-------- Provided data --------
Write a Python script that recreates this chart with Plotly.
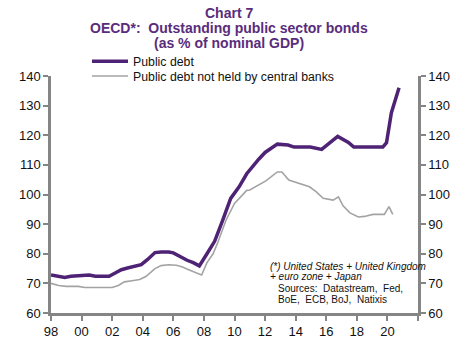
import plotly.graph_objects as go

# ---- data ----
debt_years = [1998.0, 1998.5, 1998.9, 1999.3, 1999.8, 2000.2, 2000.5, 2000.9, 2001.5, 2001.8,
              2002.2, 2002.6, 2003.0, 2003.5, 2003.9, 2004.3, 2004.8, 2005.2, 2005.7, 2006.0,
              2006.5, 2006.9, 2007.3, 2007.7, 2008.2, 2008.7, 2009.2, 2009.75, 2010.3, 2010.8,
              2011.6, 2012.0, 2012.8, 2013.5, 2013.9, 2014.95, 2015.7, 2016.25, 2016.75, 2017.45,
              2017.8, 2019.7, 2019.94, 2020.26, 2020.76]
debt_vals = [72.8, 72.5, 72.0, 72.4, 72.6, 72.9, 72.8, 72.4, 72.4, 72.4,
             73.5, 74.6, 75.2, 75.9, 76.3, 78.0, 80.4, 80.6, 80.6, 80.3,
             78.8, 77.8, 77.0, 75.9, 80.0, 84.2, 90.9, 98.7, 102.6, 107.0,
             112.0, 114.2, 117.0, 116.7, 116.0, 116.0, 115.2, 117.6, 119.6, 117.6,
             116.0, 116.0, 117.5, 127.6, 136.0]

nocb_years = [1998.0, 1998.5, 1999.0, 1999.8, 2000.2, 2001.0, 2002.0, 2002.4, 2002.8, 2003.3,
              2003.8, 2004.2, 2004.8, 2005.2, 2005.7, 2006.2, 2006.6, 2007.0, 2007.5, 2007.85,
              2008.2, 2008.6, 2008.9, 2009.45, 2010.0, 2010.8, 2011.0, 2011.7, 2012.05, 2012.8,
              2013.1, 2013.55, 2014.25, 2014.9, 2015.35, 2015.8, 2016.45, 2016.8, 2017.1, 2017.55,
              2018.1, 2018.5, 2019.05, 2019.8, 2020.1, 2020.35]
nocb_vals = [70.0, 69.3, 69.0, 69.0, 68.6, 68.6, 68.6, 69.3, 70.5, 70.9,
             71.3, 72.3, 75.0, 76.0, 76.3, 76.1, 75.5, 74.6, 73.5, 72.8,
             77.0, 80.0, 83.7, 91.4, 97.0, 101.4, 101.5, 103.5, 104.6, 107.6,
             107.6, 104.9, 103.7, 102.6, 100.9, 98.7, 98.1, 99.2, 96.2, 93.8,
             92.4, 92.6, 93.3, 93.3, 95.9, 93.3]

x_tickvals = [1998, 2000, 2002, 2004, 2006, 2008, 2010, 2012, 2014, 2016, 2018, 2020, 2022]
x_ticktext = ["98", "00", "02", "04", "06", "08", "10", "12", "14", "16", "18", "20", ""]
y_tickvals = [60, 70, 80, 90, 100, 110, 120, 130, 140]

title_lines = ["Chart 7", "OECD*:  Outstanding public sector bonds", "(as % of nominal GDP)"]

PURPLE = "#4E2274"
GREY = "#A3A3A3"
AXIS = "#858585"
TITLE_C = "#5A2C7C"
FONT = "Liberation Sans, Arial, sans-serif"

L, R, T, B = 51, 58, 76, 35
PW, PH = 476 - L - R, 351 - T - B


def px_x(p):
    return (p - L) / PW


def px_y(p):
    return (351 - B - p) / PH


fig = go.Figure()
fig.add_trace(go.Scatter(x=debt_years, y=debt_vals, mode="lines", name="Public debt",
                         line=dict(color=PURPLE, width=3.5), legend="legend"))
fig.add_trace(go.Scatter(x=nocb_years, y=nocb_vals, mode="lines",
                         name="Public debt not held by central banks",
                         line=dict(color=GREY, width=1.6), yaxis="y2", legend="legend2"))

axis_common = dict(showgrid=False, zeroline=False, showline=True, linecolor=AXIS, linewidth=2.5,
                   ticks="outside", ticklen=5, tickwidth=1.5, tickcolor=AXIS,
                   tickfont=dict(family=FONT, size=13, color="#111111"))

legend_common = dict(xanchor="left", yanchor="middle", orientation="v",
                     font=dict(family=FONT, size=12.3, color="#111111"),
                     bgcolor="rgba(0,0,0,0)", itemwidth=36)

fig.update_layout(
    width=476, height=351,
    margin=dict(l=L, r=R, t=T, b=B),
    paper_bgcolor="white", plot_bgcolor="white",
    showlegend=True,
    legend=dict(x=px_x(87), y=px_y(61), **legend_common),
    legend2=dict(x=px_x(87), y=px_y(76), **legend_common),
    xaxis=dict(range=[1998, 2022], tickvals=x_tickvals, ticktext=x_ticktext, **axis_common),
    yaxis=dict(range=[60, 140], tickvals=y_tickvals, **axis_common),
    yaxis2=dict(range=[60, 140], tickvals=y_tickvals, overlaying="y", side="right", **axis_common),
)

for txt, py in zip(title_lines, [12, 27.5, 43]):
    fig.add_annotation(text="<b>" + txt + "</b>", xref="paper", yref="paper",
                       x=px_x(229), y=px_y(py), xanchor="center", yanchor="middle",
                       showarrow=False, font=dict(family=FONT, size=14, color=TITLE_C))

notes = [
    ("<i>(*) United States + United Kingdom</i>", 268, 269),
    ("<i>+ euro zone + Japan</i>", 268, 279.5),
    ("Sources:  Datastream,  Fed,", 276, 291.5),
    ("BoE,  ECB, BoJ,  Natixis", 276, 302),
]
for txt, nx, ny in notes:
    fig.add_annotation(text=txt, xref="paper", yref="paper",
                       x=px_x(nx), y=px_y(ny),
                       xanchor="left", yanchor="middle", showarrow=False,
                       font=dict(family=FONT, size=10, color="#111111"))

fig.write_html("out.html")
--------
-------- Provided data --------
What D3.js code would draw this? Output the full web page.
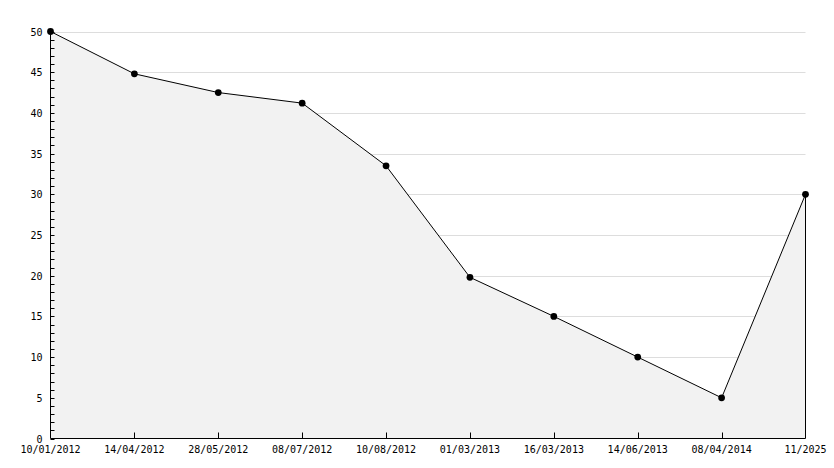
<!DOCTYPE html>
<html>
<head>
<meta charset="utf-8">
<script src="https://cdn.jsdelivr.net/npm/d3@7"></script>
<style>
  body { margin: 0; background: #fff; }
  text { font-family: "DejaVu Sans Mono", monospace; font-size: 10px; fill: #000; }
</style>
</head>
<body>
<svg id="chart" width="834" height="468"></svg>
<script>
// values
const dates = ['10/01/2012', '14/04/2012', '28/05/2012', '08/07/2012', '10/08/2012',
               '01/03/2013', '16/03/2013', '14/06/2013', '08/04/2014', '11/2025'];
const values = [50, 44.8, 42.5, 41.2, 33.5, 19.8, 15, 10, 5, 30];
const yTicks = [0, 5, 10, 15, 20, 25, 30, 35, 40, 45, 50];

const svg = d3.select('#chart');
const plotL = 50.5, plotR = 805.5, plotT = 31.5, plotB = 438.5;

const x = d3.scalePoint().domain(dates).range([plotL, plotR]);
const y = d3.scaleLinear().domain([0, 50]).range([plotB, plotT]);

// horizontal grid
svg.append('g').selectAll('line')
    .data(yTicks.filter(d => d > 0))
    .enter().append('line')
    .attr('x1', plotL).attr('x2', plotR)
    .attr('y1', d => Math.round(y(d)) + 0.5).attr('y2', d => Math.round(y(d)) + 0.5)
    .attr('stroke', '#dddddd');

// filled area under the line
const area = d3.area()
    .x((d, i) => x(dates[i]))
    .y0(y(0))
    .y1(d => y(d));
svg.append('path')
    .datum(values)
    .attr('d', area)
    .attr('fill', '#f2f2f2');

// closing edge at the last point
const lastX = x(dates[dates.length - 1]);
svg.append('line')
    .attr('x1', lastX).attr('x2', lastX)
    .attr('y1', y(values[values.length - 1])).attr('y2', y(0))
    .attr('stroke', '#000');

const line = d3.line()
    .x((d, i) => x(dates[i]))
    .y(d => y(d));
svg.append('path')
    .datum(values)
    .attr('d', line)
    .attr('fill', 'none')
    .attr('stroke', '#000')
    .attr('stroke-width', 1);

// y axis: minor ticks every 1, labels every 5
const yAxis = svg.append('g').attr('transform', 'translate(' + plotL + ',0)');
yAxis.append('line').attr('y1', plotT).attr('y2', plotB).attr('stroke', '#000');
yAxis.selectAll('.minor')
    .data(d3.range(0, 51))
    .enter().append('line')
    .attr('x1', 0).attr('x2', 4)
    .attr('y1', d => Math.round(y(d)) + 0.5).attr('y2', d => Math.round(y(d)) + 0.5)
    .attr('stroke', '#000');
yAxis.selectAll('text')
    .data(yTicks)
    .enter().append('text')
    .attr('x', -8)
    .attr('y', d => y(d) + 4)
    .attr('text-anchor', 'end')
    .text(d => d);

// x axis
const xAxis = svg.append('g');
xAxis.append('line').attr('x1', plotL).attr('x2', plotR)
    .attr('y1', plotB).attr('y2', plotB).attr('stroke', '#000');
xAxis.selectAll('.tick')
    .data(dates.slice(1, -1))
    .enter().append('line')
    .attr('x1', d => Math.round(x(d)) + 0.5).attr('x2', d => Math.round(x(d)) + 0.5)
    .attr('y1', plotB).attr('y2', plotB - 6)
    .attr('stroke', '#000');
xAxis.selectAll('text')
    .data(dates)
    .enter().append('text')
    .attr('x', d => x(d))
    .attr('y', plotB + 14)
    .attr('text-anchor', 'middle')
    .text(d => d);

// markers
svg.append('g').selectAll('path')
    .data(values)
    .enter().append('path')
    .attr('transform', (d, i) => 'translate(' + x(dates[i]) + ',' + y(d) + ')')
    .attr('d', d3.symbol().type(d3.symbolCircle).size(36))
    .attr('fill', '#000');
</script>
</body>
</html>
--------
Task details:
Pictures excluded, retype exactly the lines running from the one with "Write a Python" through the one with "import plotly.graph_objects as go". Include both end lines and nothing more.

Exercise output:
Write a Python script that recreates this chart with Plotly.
import plotly.graph_objects as go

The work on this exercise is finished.